GOAL: Skip the pictures and repeat each line of the data exactly.

SUPPLIED MATERIAL:
────────────────

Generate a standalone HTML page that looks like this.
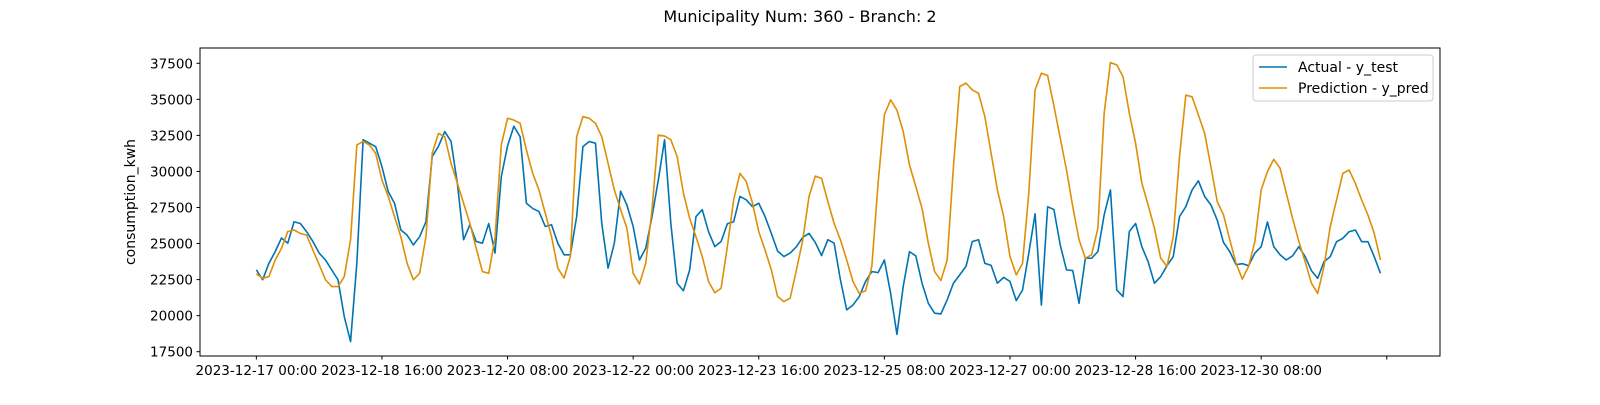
<!DOCTYPE html>
<html><head><meta charset="utf-8"><style>
html,body{margin:0;padding:0;background:#fff;}
svg text{font-family:"DejaVu Sans","Liberation Sans",sans-serif;fill:#000;}
</style></head><body>
<svg id="chart" width="1600" height="400" viewBox="0 0 1600 400" xmlns="http://www.w3.org/2000/svg">
<rect width="1600" height="400" fill="#fff"/>
<text x="800" y="22" text-anchor="middle" font-size="16">Municipality Num: 360 - Branch: 2</text>
<text transform="translate(135,202) rotate(-90)" text-anchor="middle" font-size="14">consumption_kwh</text>
<g id="ticks"></g>
<g id="series"></g>
<rect x="200" y="48" width="1240" height="308" fill="none" stroke="#000" stroke-width="1"/>
<g>
<rect x="1253" y="55" width="180" height="46" rx="3" fill="#fff" fill-opacity="0.8" stroke="#ccc"/>
<line x1="1259" y1="67" x2="1287" y2="67" stroke="#0173B2" stroke-width="1.5"/>
<text x="1298" y="72" font-size="14">Actual - y_test</text>
<line x1="1259" y1="88" x2="1287" y2="88" stroke="#DE8F05" stroke-width="1.5"/>
<text x="1298" y="93" font-size="14">Prediction - y_pred</text>
</g>
</svg>
<script>
const hours = [];
for (let h = 0; h <= 358; h += 2) hours.push(h);
const actual = [23175,22490,23630,24440,25385,25025,26510,26390,25825,25145,24340,23860,23175,22490,19930,18200,23630,32200,31960,31720,30325,28600,27795,25945,25585,24905,25475,26510,31035,31750,
32765,32080,29190,25265,26305,25145,25025,26390,24340,29640,31770,33135,32405,27795,27435,27220,26185,26305,25025,24220,24220,26870,31720,32080,31960,26390,23295,25025,28630,27675,
26185,23860,24675,26870,29400,32200,26390,22250,21730,23175,26870,27350,25825,24785,25145,26375,26510,28265,28035,27555,27795,26870,25705,24475,24100,24340,24785,25435,25705,25075,
24170,25265,25025,22490,20400,20735,21325,22370,23055,22985,23860,21540,18700,22020,24440,24150,22250,20855,20170,20120,21095,22250,22825,23415,25145,25265,23630,23485,22250,22655,
22370,21045,21780,24340,27060,20735,27555,27350,24905,23175,23125,20855,23980,23980,24440,26990,28720,21780,21325,25825,26390,24785,23740,22250,22705,23465,24100,26870,27555,28720,
29350,28265,27675,26630,25075,24440,23535,23605,23465,24340,24785,26500,24785,24220,23860,24150,24785,24100,23125,22585,23740,24090,25130,25360,25820,25940,25130,25130,24090,22930];
const predicted = [22900,22590,22710,23860,24675,25825,25945,25705,25585,24555,23535,22490,22020,22020,22705,25265,31840,32080,31840,31260,29400,28265,26870,25475,23630,22490,22935,25475,31260,32645,
32405,30565,29190,27795,26390,24675,23055,22935,25385,31840,33685,33565,33335,31490,29870,28720,27110,25475,23295,22610,24100,32405,33805,33685,33335,32405,30565,28720,27355,26065,
22935,22200,23630,27350,32525,32455,32200,31035,28505,26750,25475,24100,22370,21590,21900,24785,28035,29870,29310,27795,25825,24555,23175,21325,20975,21215,23175,25235,28265,29680,
29520,27915,26390,25265,23860,22370,21540,21730,23415,29190,33925,34970,34250,32765,30445,28960,27435,25025,23055,22440,23860,30325,35885,36125,35655,35415,33805,31260,28720,26870,
24100,22825,23630,28505,35655,36810,36650,34540,32320,30110,27555,25265,23980,24220,26065,34045,37550,37390,36575,34045,31960,29190,27675,26065,23980,23415,25475,31035,35295,35175,
33925,32645,30325,27915,26990,25265,23630,22540,23415,25145,28720,29990,30840,30230,28505,26750,25145,23750,22250,21540,23400,26170,28020,29870,30100,29170,28020,26980,25710,23860];
const yTicks = [17500,20000,22500,25000,27500,30000,32500,35000,37500];
const xTickHours = [0,40,80,120,160,200,240,280,320,360];
const xTickLabels = ["2023-12-17 00:00","2023-12-18 16:00","2023-12-20 08:00","2023-12-22 00:00","2023-12-23 16:00","2023-12-25 08:00","2023-12-27 00:00","2023-12-28 16:00","2023-12-30 08:00",""];

const NS = "http://www.w3.org/2000/svg";
const X0 = 200, X1 = 1440, Y0 = 48, Y1 = 356;
const xMin = -17.95, xMax = 376.95, yMin = 17202, yMax = 38561;
function xs(h){ return X0 + (h - xMin) / (xMax - xMin) * (X1 - X0); }
function ys(v){ return Y1 - (v - yMin) / (yMax - yMin) * (Y1 - Y0); }

const tg = document.getElementById('ticks');
yTicks.forEach(function(v){
  const y = ys(v);
  const l = document.createElementNS(NS,'line');
  l.setAttribute('x1', X0 - 3.5); l.setAttribute('x2', X0); l.setAttribute('y1', y); l.setAttribute('y2', y);
  l.setAttribute('stroke', '#000');
  
  
  tg.appendChild(l);
  const t = document.createElementNS(NS,'text');
  t.setAttribute('x', X0 - 7); t.setAttribute('y', y + 5);
  t.setAttribute('text-anchor', 'end'); t.setAttribute('font-size', '13.5');
  t.textContent = String(v);
  
  
  tg.appendChild(t);
});
xTickHours.forEach(function(h, i){
  const x = xs(h);
  const l = document.createElementNS(NS,'line');
  l.setAttribute('x1', x); l.setAttribute('x2', x); l.setAttribute('y1', Y1); l.setAttribute('y2', Y1 + 3.5);
  l.setAttribute('stroke', '#000');
  
  
  tg.appendChild(l);
  const t = document.createElementNS(NS,'text');
  t.setAttribute('x', x); t.setAttribute('y', Y1 + 19);
  t.setAttribute('text-anchor', 'middle'); t.setAttribute('font-size', '13.5');
  t.textContent = xTickLabels[i];
  
  
  tg.appendChild(t);
});

const sg = document.getElementById('series');
function drawLine(vals, color, name){
  const pts = vals.map(function(v, i){ return xs(hours[i]).toFixed(2) + ',' + ys(v).toFixed(2); }).join(' ');
  const p = document.createElementNS(NS,'polyline');
  p.setAttribute('points', pts);
  p.setAttribute('fill', 'none');
  p.setAttribute('stroke', color);
  p.setAttribute('stroke-width', '1.6');
  p.setAttribute('stroke-linejoin', 'round');
  
  
  sg.appendChild(p);
}
drawLine(actual, '#0173B2', 'actual-line');
drawLine(predicted, '#DE8F05', 'prediction-line');
</script>
</body></html>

────────────────

WORKED ANSWER:
Generate a standalone HTML page that looks like this.
<!DOCTYPE html>
<html><head><meta charset="utf-8"><style>
html,body{margin:0;padding:0;background:#fff;}
svg text{font-family:"DejaVu Sans","Liberation Sans",sans-serif;fill:#000;}
</style></head><body>
<svg id="chart" width="1600" height="400" viewBox="0 0 1600 400" xmlns="http://www.w3.org/2000/svg">
<rect width="1600" height="400" fill="#fff"/>
<text x="800" y="22" text-anchor="middle" font-size="16">Municipality Num: 360 - Branch: 2</text>
<text transform="translate(135,202) rotate(-90)" text-anchor="middle" font-size="14">consumption_kwh</text>
<g id="ticks"></g>
<g id="series"></g>
<rect x="200" y="48" width="1240" height="308" fill="none" stroke="#000" stroke-width="1"/>
<g>
<rect x="1253" y="55" width="180" height="46" rx="3" fill="#fff" fill-opacity="0.8" stroke="#ccc"/>
<line x1="1259" y1="67" x2="1287" y2="67" stroke="#0173B2" stroke-width="1.5"/>
<text x="1298" y="72" font-size="14">Actual - y_test</text>
<line x1="1259" y1="88" x2="1287" y2="88" stroke="#DE8F05" stroke-width="1.5"/>
<text x="1298" y="93" font-size="14">Prediction - y_pred</text>
</g>
</svg>
<script>
const hours = [];
for (let h = 0; h <= 358; h += 2) hours.push(h);
const actual = [23175,22490,23630,24440,25385,25025,26510,26390,25825,25145,24340,23860,23175,22490,19930,18200,23630,32200,31960,31720,30325,28600,27795,25945,25585,24905,25475,26510,31035,31750,
32765,32080,29190,25265,26305,25145,25025,26390,24340,29640,31770,33135,32405,27795,27435,27220,26185,26305,25025,24220,24220,26870,31720,32080,31960,26390,23295,25025,28630,27675,
26185,23860,24675,26870,29400,32200,26390,22250,21730,23175,26870,27350,25825,24785,25145,26375,26510,28265,28035,27555,27795,26870,25705,24475,24100,24340,24785,25435,25705,25075,
24170,25265,25025,22490,20400,20735,21325,22370,23055,22985,23860,21540,18700,22020,24440,24150,22250,20855,20170,20120,21095,22250,22825,23415,25145,25265,23630,23485,22250,22655,
22370,21045,21780,24340,27060,20735,27555,27350,24905,23175,23125,20855,23980,23980,24440,26990,28720,21780,21325,25825,26390,24785,23740,22250,22705,23465,24100,26870,27555,28720,
29350,28265,27675,26630,25075,24440,23535,23605,23465,24340,24785,26500,24785,24220,23860,24150,24785,24100,23125,22585,23740,24090,25130,25360,25820,25940,25130,25130,24090,22930];
const predicted = [22900,22590,22710,23860,24675,25825,25945,25705,25585,24555,23535,22490,22020,22020,22705,25265,31840,32080,31840,31260,29400,28265,26870,25475,23630,22490,22935,25475,31260,32645,
32405,30565,29190,27795,26390,24675,23055,22935,25385,31840,33685,33565,33335,31490,29870,28720,27110,25475,23295,22610,24100,32405,33805,33685,33335,32405,30565,28720,27355,26065,
22935,22200,23630,27350,32525,32455,32200,31035,28505,26750,25475,24100,22370,21590,21900,24785,28035,29870,29310,27795,25825,24555,23175,21325,20975,21215,23175,25235,28265,29680,
29520,27915,26390,25265,23860,22370,21540,21730,23415,29190,33925,34970,34250,32765,30445,28960,27435,25025,23055,22440,23860,30325,35885,36125,35655,35415,33805,31260,28720,26870,
24100,22825,23630,28505,35655,36810,36650,34540,32320,30110,27555,25265,23980,24220,26065,34045,37550,37390,36575,34045,31960,29190,27675,26065,23980,23415,25475,31035,35295,35175,
33925,32645,30325,27915,26990,25265,23630,22540,23415,25145,28720,29990,30840,30230,28505,26750,25145,23750,22250,21540,23400,26170,28020,29870,30100,29170,28020,26980,25710,23860];
const yTicks = [17500,20000,22500,25000,27500,30000,32500,35000,37500];
const xTickHours = [0,40,80,120,160,200,240,280,320,360];
const xTickLabels = ["2023-12-17 00:00","2023-12-18 16:00","2023-12-20 08:00","2023-12-22 00:00","2023-12-23 16:00","2023-12-25 08:00","2023-12-27 00:00","2023-12-28 16:00","2023-12-30 08:00",""];

const NS = "http://www.w3.org/2000/svg";
const X0 = 200, X1 = 1440, Y0 = 48, Y1 = 356;
const xMin = -17.95, xMax = 376.95, yMin = 17202, yMax = 38561;
function xs(h){ return X0 + (h - xMin) / (xMax - xMin) * (X1 - X0); }
function ys(v){ return Y1 - (v - yMin) / (yMax - yMin) * (Y1 - Y0); }

const tg = document.getElementById('ticks');
yTicks.forEach(function(v){
  const y = ys(v);
  const l = document.createElementNS(NS,'line');
  l.setAttribute('x1', X0 - 3.5); l.setAttribute('x2', X0); l.setAttribute('y1', y); l.setAttribute('y2', y);
  l.setAttribute('stroke', '#000');
  
  
  tg.appendChild(l);
  const t = document.createElementNS(NS,'text');
  t.setAttribute('x', X0 - 7); t.setAttribute('y', y + 5);
  t.setAttribute('text-anchor', 'end'); t.setAttribute('font-size', '13.5');
  t.textContent = String(v);
  
  
  tg.appendChild(t);
});
xTickHours.forEach(function(h, i){
  const x = xs(h);
  const l = document.createElementNS(NS,'line');
  l.setAttribute('x1', x); l.setAttribute('x2', x); l.setAttribute('y1', Y1); l.setAttribute('y2', Y1 + 3.5);
  l.setAttribute('stroke', '#000');
  
  
  tg.appendChild(l);
  const t = document.createElementNS(NS,'text');
  t.setAttribute('x', x); t.setAttribute('y', Y1 + 19);
  t.setAttribute('text-anchor', 'middle'); t.setAttribute('font-size', '13.5');
  t.textContent = xTickLabels[i];
  
  
  tg.appendChild(t);
});

const sg = document.getElementById('series');
function drawLine(vals, color, name){
  const pts = vals.map(function(v, i){ return xs(hours[i]).toFixed(2) + ',' + ys(v).toFixed(2); }).join(' ');
  const p = document.createElementNS(NS,'polyline');
  p.setAttribute('points', pts);
  p.setAttribute('fill', 'none');
  p.setAttribute('stroke', color);
  p.setAttribute('stroke-width', '1.6');
  p.setAttribute('stroke-linejoin', 'round');
  
  
  sg.appendChild(p);
}
drawLine(actual, '#0173B2', 'actual-line');
drawLine(predicted, '#DE8F05', 'prediction-line');
</script>
</body></html>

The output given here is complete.